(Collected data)
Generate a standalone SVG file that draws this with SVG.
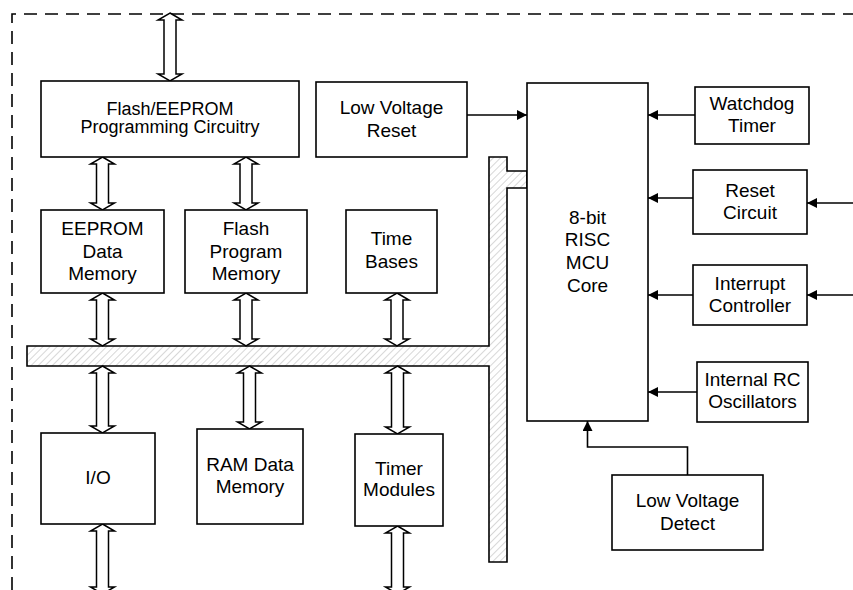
<svg xmlns="http://www.w3.org/2000/svg" width="853" height="590" viewBox="0 0 853 590">
<defs>
<style>
.box{fill:#fff;stroke:#000;stroke-width:1.6}
.t{font-family:"Liberation Sans",Arial,sans-serif;font-size:19px;fill:#000;text-anchor:middle}
.t17{font-size:18px}
.dbl{fill:#fff;stroke:#000;stroke-width:1.5;stroke-linejoin:miter}
.ln{fill:none;stroke:#000;stroke-width:1.6}
.bus{fill:url(#hatch);stroke:#000;stroke-width:1.6}
</style>
<pattern id="hatch" patternUnits="userSpaceOnUse" width="5" height="5" patternTransform="rotate(45)">
<rect width="5" height="5" fill="#fff"/>
<line x1="0" y1="0" x2="0" y2="5" stroke="#bdbdbd" stroke-width="1.2"/>
</pattern>
<marker id="ah" viewBox="0 0 10 10" refX="10" refY="5" markerWidth="11" markerHeight="10" markerUnits="userSpaceOnUse" orient="auto">
<path d="M0,0 L10,5 L0,10 z" fill="#000"/>
</marker>
</defs>

<rect width="853" height="590" fill="#fff"/>
<path d="M12,590 L12,14 L853,14" fill="none" stroke="#000" stroke-width="1.6" stroke-dasharray="13,8"/>

<g id="bus">
<path class="bus" d="M27,346 L489,346 L489,157 L507,157 L507,171 L527,171 L527,188 L507,188 L507,562 L489,562 L489,366 L27,366 Z"/>
</g>

<g id="connectors">
<polygon class="dbl" points="170,13 182,20 176,20 176,74 182,74 170,81 158,74 164,74 164,20 158,20"/>
<polygon class="dbl" points="102.5,157 114.5,164 108.5,164 108.5,203 114.5,203 102.5,210 90.5,203 96.5,203 96.5,164 90.5,164"/>
<polygon class="dbl" points="246,157 258,164 252,164 252,203 258,203 246,210 234,203 240,203 240,164 234,164"/>
<polygon class="dbl" points="102.5,293 114.5,300 108.5,300 108.5,339 114.5,339 102.5,346 90.5,339 96.5,339 96.5,300 90.5,300"/>
<polygon class="dbl" points="246,293 258,300 252,300 252,339 258,339 246,346 234,339 240,339 240,300 234,300"/>
<polygon class="dbl" points="397,293 409,300 403,300 403,339 409,339 397,346 385,339 391,339 391,300 385,300"/>
<polygon class="dbl" points="102.5,366 114.5,373 108.5,373 108.5,426 114.5,426 102.5,433 90.5,426 96.5,426 96.5,373 90.5,373"/>
<polygon class="dbl" points="249.5,366 261.5,373 255.5,373 255.5,422 261.5,422 249.5,429 237.5,422 243.5,422 243.5,373 237.5,373"/>
<polygon class="dbl" points="397.5,366 409.5,373 403.5,373 403.5,427 409.5,427 397.5,434 385.5,427 391.5,427 391.5,373 385.5,373"/>
<polygon class="dbl" points="102.5,524 114.5,531 108.5,531 108.5,587 114.5,587 102.5,594 90.5,587 96.5,587 96.5,531 90.5,531"/>
<polygon class="dbl" points="397.5,526 409.5,533 403.5,533 403.5,587 409.5,587 397.5,594 385.5,587 391.5,587 391.5,533 385.5,533"/>
<line class="ln" x1="467" y1="115" x2="527" y2="115" marker-end="url(#ah)"/>
<line class="ln" x1="695" y1="115" x2="648" y2="115" marker-end="url(#ah)"/>
<line class="ln" x1="693" y1="198" x2="648" y2="198" marker-end="url(#ah)"/>
<line class="ln" x1="853" y1="203" x2="807" y2="203" marker-end="url(#ah)"/>
<line class="ln" x1="693" y1="295" x2="648" y2="295" marker-end="url(#ah)"/>
<line class="ln" x1="853" y1="295" x2="807" y2="295" marker-end="url(#ah)"/>
<line class="ln" x1="697" y1="392" x2="648" y2="392" marker-end="url(#ah)"/>
<polyline class="ln" points="687.5,475 687.5,447 587.5,447 587.5,421" marker-end="url(#ah)"/>
</g>

<g id="flash-eeprom-prog">
<rect class="box" x="41" y="81" width="258" height="76"/>
<text class="t t17" x="170" y="114.5">Flash/EEPROM</text>
<text class="t t17" x="170" y="133">Programming Circuitry</text>
</g>
<g id="low-voltage-reset">
<rect class="box" x="316" y="82" width="151" height="75"/>
<text class="t" x="391.5" y="114">Low Voltage</text>
<text class="t" x="391.5" y="137">Reset</text>
</g>
<g id="core">
<rect class="box" x="527" y="83" width="121" height="338"/>
<text class="t" x="587.5" y="223.5">8-bit</text>
<text class="t" x="587.5" y="246">RISC</text>
<text class="t" x="587.5" y="269">MCU</text>
<text class="t" x="587.5" y="291.5">Core</text>
</g>
<g id="watchdog">
<rect class="box" x="695" y="87" width="114" height="57"/>
<text class="t" x="752" y="110">Watchdog</text>
<text class="t" x="752" y="132">Timer</text>
</g>
<g id="reset-circuit">
<rect class="box" x="693" y="170" width="114" height="64"/>
<text class="t" x="750" y="197">Reset</text>
<text class="t" x="750" y="219">Circuit</text>
</g>
<g id="interrupt-controller">
<rect class="box" x="693" y="265" width="114" height="60"/>
<text class="t" x="750" y="290">Interrupt</text>
<text class="t" x="750" y="312">Controller</text>
</g>
<g id="internal-rc">
<rect class="box" x="697" y="362" width="111" height="60"/>
<text class="t" x="752.5" y="386">Internal RC</text>
<text class="t" x="752.5" y="407.5">Oscillators</text>
</g>
<g id="low-voltage-detect">
<rect class="box" x="612" y="475" width="151" height="75"/>
<text class="t" x="687.5" y="507">Low Voltage</text>
<text class="t" x="687.5" y="529.5">Detect</text>
</g>
<g id="eeprom-data">
<rect class="box" x="41" y="210" width="123" height="83"/>
<text class="t" x="102.5" y="235">EEPROM</text>
<text class="t" x="102.5" y="257.5">Data</text>
<text class="t" x="102.5" y="280">Memory</text>
</g>
<g id="flash-program">
<rect class="box" x="185" y="210" width="122" height="83"/>
<text class="t" x="246" y="235">Flash</text>
<text class="t" x="246" y="257.5">Program</text>
<text class="t" x="246" y="280">Memory</text>
</g>
<g id="time-bases">
<rect class="box" x="346" y="210" width="91" height="83"/>
<text class="t" x="391.5" y="245">Time</text>
<text class="t" x="391.5" y="268">Bases</text>
</g>
<g id="io">
<rect class="box" x="41" y="433" width="114" height="91"/>
<text class="t" x="98" y="483.5">I/O</text>
</g>
<g id="ram-data">
<rect class="box" x="197" y="429" width="106" height="95"/>
<text class="t" x="250" y="471">RAM Data</text>
<text class="t" x="250" y="492.5">Memory</text>
</g>
<g id="timer-modules">
<rect class="box" x="355" y="434" width="88" height="92"/>
<text class="t" x="399" y="475">Timer</text>
<text class="t" x="399" y="496">Modules</text>
</g>
</svg>
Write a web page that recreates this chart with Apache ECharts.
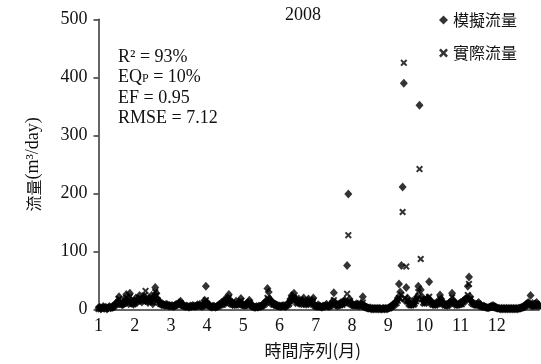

- EXERCISE -
Reproduce the whole listing above word for word, but not its pictures.

- TASK RESULT -
Generate a standalone SVG file that draws this with SVG.
<svg xmlns="http://www.w3.org/2000/svg" width="853" height="590" viewBox="0 0 853 590">
<defs>
<style>
.box{fill:#fff;stroke:#000;stroke-width:1.6}
.t{font-family:"Liberation Sans",Arial,sans-serif;font-size:19px;fill:#000;text-anchor:middle}
.t17{font-size:18px}
.dbl{fill:#fff;stroke:#000;stroke-width:1.5;stroke-linejoin:miter}
.ln{fill:none;stroke:#000;stroke-width:1.6}
.bus{fill:url(#hatch);stroke:#000;stroke-width:1.6}
</style>
<pattern id="hatch" patternUnits="userSpaceOnUse" width="5" height="5" patternTransform="rotate(45)">
<rect width="5" height="5" fill="#fff"/>
<line x1="0" y1="0" x2="0" y2="5" stroke="#bdbdbd" stroke-width="1.2"/>
</pattern>
<marker id="ah" viewBox="0 0 10 10" refX="10" refY="5" markerWidth="11" markerHeight="10" markerUnits="userSpaceOnUse" orient="auto">
<path d="M0,0 L10,5 L0,10 z" fill="#000"/>
</marker>
</defs>

<rect width="853" height="590" fill="#fff"/>
<path d="M12,590 L12,14 L853,14" fill="none" stroke="#000" stroke-width="1.6" stroke-dasharray="13,8"/>

<g id="bus">
<path class="bus" d="M27,346 L489,346 L489,157 L507,157 L507,171 L527,171 L527,188 L507,188 L507,562 L489,562 L489,366 L27,366 Z"/>
</g>

<g id="connectors">
<polygon class="dbl" points="170,13 182,20 176,20 176,74 182,74 170,81 158,74 164,74 164,20 158,20"/>
<polygon class="dbl" points="102.5,157 114.5,164 108.5,164 108.5,203 114.5,203 102.5,210 90.5,203 96.5,203 96.5,164 90.5,164"/>
<polygon class="dbl" points="246,157 258,164 252,164 252,203 258,203 246,210 234,203 240,203 240,164 234,164"/>
<polygon class="dbl" points="102.5,293 114.5,300 108.5,300 108.5,339 114.5,339 102.5,346 90.5,339 96.5,339 96.5,300 90.5,300"/>
<polygon class="dbl" points="246,293 258,300 252,300 252,339 258,339 246,346 234,339 240,339 240,300 234,300"/>
<polygon class="dbl" points="397,293 409,300 403,300 403,339 409,339 397,346 385,339 391,339 391,300 385,300"/>
<polygon class="dbl" points="102.5,366 114.5,373 108.5,373 108.5,426 114.5,426 102.5,433 90.5,426 96.5,426 96.5,373 90.5,373"/>
<polygon class="dbl" points="249.5,366 261.5,373 255.5,373 255.5,422 261.5,422 249.5,429 237.5,422 243.5,422 243.5,373 237.5,373"/>
<polygon class="dbl" points="397.5,366 409.5,373 403.5,373 403.5,427 409.5,427 397.5,434 385.5,427 391.5,427 391.5,373 385.5,373"/>
<polygon class="dbl" points="102.5,524 114.5,531 108.5,531 108.5,587 114.5,587 102.5,594 90.5,587 96.5,587 96.5,531 90.5,531"/>
<polygon class="dbl" points="397.5,526 409.5,533 403.5,533 403.5,587 409.5,587 397.5,594 385.5,587 391.5,587 391.5,533 385.5,533"/>
<line class="ln" x1="467" y1="115" x2="527" y2="115" marker-end="url(#ah)"/>
<line class="ln" x1="695" y1="115" x2="648" y2="115" marker-end="url(#ah)"/>
<line class="ln" x1="693" y1="198" x2="648" y2="198" marker-end="url(#ah)"/>
<line class="ln" x1="853" y1="203" x2="807" y2="203" marker-end="url(#ah)"/>
<line class="ln" x1="693" y1="295" x2="648" y2="295" marker-end="url(#ah)"/>
<line class="ln" x1="853" y1="295" x2="807" y2="295" marker-end="url(#ah)"/>
<line class="ln" x1="697" y1="392" x2="648" y2="392" marker-end="url(#ah)"/>
<polyline class="ln" points="687.5,475 687.5,447 587.5,447 587.5,421" marker-end="url(#ah)"/>
</g>

<g id="flash-eeprom-prog">
<rect class="box" x="41" y="81" width="258" height="76"/>
<text class="t t17" x="170" y="114.5">Flash/EEPROM</text>
<text class="t t17" x="170" y="133">Programming Circuitry</text>
</g>
<g id="low-voltage-reset">
<rect class="box" x="316" y="82" width="151" height="75"/>
<text class="t" x="391.5" y="114">Low Voltage</text>
<text class="t" x="391.5" y="137">Reset</text>
</g>
<g id="core">
<rect class="box" x="527" y="83" width="121" height="338"/>
<text class="t" x="587.5" y="223.5">8-bit</text>
<text class="t" x="587.5" y="246">RISC</text>
<text class="t" x="587.5" y="269">MCU</text>
<text class="t" x="587.5" y="291.5">Core</text>
</g>
<g id="watchdog">
<rect class="box" x="695" y="87" width="114" height="57"/>
<text class="t" x="752" y="110">Watchdog</text>
<text class="t" x="752" y="132">Timer</text>
</g>
<g id="reset-circuit">
<rect class="box" x="693" y="170" width="114" height="64"/>
<text class="t" x="750" y="197">Reset</text>
<text class="t" x="750" y="219">Circuit</text>
</g>
<g id="interrupt-controller">
<rect class="box" x="693" y="265" width="114" height="60"/>
<text class="t" x="750" y="290">Interrupt</text>
<text class="t" x="750" y="312">Controller</text>
</g>
<g id="internal-rc">
<rect class="box" x="697" y="362" width="111" height="60"/>
<text class="t" x="752.5" y="386">Internal RC</text>
<text class="t" x="752.5" y="407.5">Oscillators</text>
</g>
<g id="low-voltage-detect">
<rect class="box" x="612" y="475" width="151" height="75"/>
<text class="t" x="687.5" y="507">Low Voltage</text>
<text class="t" x="687.5" y="529.5">Detect</text>
</g>
<g id="eeprom-data">
<rect class="box" x="41" y="210" width="123" height="83"/>
<text class="t" x="102.5" y="235">EEPROM</text>
<text class="t" x="102.5" y="257.5">Data</text>
<text class="t" x="102.5" y="280">Memory</text>
</g>
<g id="flash-program">
<rect class="box" x="185" y="210" width="122" height="83"/>
<text class="t" x="246" y="235">Flash</text>
<text class="t" x="246" y="257.5">Program</text>
<text class="t" x="246" y="280">Memory</text>
</g>
<g id="time-bases">
<rect class="box" x="346" y="210" width="91" height="83"/>
<text class="t" x="391.5" y="245">Time</text>
<text class="t" x="391.5" y="268">Bases</text>
</g>
<g id="io">
<rect class="box" x="41" y="433" width="114" height="91"/>
<text class="t" x="98" y="483.5">I/O</text>
</g>
<g id="ram-data">
<rect class="box" x="197" y="429" width="106" height="95"/>
<text class="t" x="250" y="471">RAM Data</text>
<text class="t" x="250" y="492.5">Memory</text>
</g>
<g id="timer-modules">
<rect class="box" x="355" y="434" width="88" height="92"/>
<text class="t" x="399" y="475">Timer</text>
<text class="t" x="399" y="496">Modules</text>
</g>
</svg>
Write a web page that recreates this chart with Apache ECharts.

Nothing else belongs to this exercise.